Dataset entries
☆ ☆ ☆ ☆ ☆ ☆ ☆

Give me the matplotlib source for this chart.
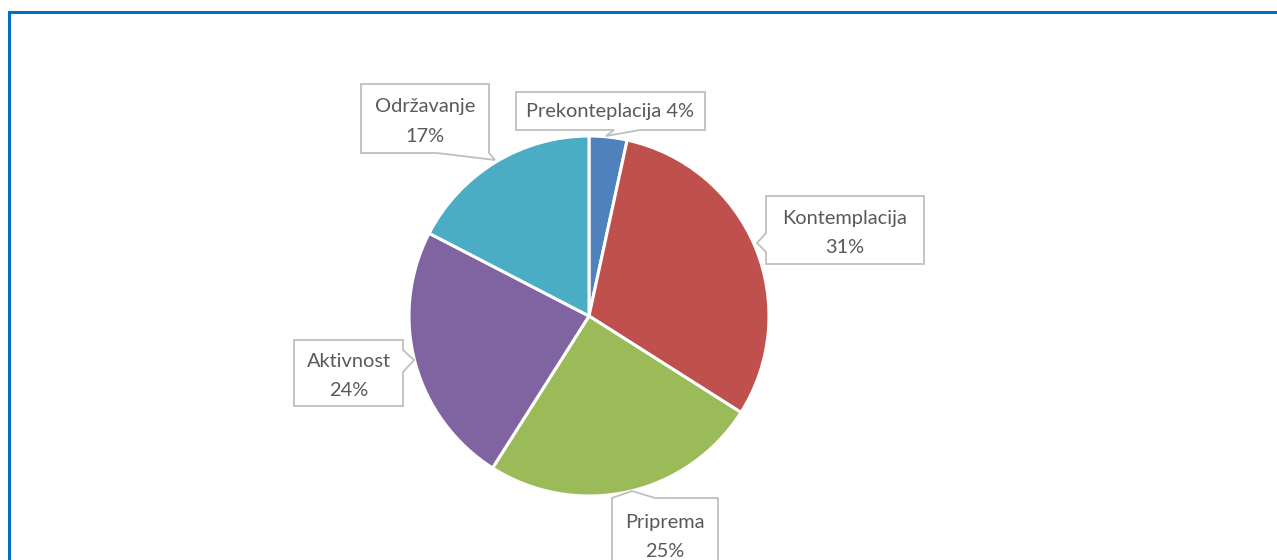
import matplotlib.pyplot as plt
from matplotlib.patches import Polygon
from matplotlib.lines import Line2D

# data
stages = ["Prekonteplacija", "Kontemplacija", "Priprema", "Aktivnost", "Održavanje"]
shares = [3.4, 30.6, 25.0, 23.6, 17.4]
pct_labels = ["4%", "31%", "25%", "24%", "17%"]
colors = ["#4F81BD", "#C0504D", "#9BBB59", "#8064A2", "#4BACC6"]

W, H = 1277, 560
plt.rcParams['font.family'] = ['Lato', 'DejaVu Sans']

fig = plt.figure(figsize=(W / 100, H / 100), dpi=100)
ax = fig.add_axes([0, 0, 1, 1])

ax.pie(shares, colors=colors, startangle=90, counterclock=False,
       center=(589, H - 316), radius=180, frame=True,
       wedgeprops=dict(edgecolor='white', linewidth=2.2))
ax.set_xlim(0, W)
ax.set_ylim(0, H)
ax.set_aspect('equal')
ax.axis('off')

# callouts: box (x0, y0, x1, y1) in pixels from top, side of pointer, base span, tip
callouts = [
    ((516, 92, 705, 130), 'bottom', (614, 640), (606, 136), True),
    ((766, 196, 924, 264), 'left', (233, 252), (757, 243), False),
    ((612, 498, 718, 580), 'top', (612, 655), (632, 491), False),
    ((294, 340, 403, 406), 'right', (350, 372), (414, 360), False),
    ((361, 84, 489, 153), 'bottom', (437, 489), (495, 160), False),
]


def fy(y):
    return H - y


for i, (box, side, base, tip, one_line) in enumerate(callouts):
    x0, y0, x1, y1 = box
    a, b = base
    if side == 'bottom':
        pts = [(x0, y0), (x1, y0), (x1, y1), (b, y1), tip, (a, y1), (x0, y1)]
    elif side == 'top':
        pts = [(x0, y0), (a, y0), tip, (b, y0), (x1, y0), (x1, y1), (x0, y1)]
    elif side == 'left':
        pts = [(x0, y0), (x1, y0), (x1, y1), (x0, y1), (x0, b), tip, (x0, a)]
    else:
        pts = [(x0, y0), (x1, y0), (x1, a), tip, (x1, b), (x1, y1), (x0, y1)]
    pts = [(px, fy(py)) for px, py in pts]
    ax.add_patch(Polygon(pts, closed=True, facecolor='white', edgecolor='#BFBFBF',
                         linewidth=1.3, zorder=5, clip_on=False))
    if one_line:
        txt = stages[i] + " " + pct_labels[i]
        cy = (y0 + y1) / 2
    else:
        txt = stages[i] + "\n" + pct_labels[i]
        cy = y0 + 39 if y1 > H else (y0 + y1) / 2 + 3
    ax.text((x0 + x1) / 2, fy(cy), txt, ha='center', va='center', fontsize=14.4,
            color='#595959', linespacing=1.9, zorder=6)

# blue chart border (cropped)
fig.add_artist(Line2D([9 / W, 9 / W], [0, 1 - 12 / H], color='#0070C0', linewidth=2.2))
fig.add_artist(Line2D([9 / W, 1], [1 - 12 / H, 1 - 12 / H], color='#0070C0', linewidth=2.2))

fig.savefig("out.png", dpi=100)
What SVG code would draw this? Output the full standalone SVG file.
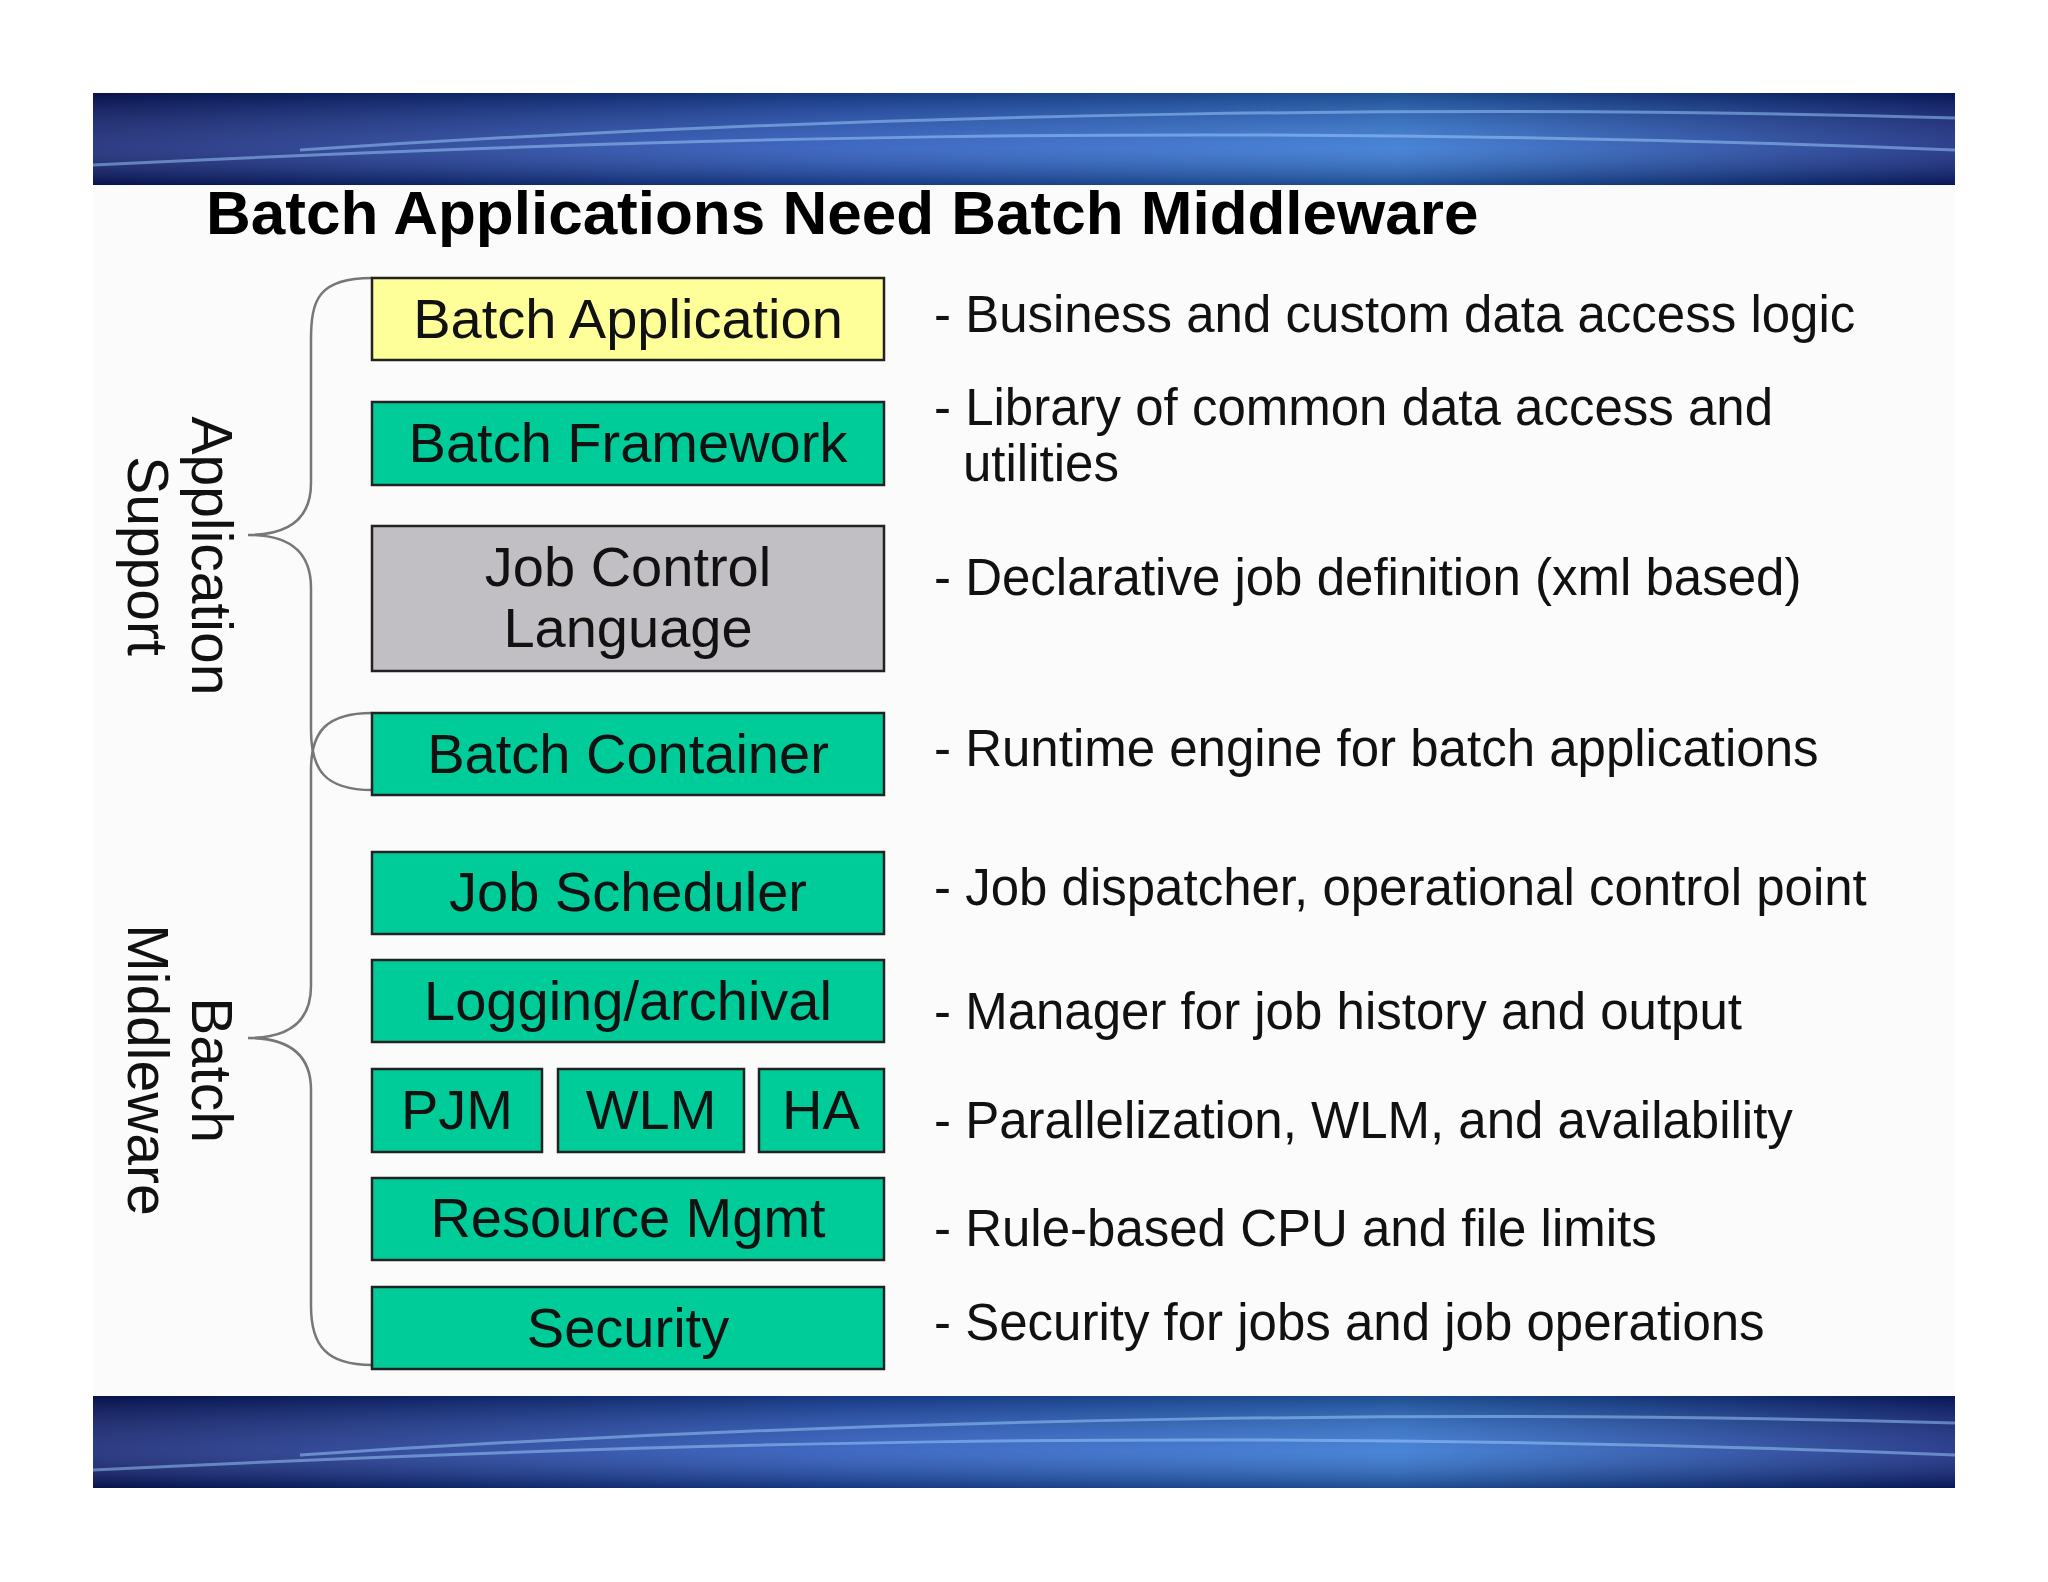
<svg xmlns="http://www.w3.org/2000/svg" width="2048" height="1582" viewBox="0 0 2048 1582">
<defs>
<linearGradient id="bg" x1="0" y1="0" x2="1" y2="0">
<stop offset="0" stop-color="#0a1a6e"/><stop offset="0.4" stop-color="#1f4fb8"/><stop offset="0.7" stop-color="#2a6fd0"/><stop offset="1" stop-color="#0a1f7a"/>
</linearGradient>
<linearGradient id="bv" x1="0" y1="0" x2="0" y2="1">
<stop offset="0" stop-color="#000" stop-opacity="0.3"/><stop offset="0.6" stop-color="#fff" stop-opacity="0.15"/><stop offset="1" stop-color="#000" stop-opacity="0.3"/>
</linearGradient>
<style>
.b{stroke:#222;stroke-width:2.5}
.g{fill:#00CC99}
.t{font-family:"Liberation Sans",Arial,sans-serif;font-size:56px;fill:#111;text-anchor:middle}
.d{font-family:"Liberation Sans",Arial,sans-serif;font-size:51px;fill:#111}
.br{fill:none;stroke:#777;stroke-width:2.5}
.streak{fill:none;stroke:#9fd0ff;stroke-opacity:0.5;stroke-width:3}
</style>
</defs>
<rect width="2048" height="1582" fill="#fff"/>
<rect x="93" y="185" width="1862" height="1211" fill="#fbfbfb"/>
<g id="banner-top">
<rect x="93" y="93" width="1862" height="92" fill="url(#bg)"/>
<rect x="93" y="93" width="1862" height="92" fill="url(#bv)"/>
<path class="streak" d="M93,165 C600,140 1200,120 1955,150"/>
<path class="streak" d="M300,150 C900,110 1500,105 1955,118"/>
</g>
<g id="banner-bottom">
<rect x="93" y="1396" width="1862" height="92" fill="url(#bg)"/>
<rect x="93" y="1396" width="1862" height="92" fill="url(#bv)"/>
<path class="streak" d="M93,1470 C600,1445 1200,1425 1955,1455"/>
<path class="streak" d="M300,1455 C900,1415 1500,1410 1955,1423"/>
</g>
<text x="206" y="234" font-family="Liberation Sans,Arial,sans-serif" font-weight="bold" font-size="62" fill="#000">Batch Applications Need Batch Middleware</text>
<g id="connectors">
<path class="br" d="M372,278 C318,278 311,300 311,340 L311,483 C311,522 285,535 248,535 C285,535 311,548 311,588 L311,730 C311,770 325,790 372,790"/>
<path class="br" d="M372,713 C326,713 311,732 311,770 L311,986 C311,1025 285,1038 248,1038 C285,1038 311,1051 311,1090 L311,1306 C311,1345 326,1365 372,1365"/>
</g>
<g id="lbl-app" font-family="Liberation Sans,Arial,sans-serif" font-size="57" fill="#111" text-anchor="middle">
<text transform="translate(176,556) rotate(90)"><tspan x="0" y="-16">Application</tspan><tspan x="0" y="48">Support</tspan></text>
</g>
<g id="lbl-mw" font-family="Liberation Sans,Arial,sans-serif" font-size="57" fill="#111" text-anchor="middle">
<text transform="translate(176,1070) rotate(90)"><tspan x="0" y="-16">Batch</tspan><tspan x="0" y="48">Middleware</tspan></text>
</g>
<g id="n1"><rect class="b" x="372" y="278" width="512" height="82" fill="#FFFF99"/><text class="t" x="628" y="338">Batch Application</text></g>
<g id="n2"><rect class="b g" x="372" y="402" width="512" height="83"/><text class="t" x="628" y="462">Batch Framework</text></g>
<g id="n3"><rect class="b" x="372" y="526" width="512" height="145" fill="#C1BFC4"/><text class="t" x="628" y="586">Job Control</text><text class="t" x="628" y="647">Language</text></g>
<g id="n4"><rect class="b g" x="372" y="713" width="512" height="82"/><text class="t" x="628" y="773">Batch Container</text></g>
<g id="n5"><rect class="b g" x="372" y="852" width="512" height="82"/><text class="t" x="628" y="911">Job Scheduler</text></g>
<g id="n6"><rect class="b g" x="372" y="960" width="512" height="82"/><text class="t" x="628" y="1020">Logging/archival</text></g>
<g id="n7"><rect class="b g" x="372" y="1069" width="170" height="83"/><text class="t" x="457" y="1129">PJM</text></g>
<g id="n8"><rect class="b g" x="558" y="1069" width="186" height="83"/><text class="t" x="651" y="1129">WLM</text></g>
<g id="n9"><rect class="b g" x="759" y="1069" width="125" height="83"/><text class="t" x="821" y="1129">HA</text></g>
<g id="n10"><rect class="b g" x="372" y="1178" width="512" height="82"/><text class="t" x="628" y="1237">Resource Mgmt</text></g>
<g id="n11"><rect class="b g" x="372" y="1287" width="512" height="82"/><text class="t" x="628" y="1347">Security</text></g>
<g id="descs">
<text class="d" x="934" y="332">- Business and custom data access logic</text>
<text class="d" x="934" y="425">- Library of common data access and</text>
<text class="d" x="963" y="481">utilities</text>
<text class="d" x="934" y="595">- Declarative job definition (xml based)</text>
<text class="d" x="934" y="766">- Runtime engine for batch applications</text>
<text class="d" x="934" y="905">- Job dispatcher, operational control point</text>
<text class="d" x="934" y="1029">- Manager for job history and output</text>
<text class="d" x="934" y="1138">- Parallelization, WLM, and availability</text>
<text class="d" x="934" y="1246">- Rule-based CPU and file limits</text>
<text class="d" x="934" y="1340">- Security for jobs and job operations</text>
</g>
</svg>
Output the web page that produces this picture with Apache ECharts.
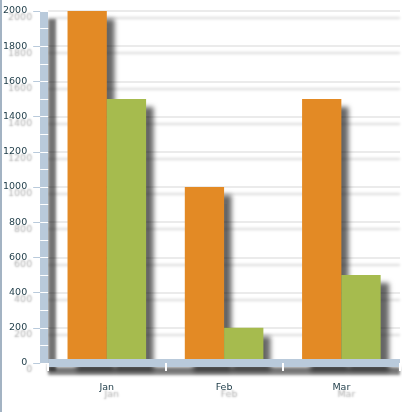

☆ ☆ ☆ ☆ ☆ ☆ ☆

Your task
Please extract exactly the lines of the data, from the first through the line containing "from matplotlib.lines import Line2D", and add no pictures to the copy.

The reply
Give me the matplotlib source for this chart.
import matplotlib.pyplot as plt
from matplotlib.patches import Polygon
from matplotlib.lines import Line2D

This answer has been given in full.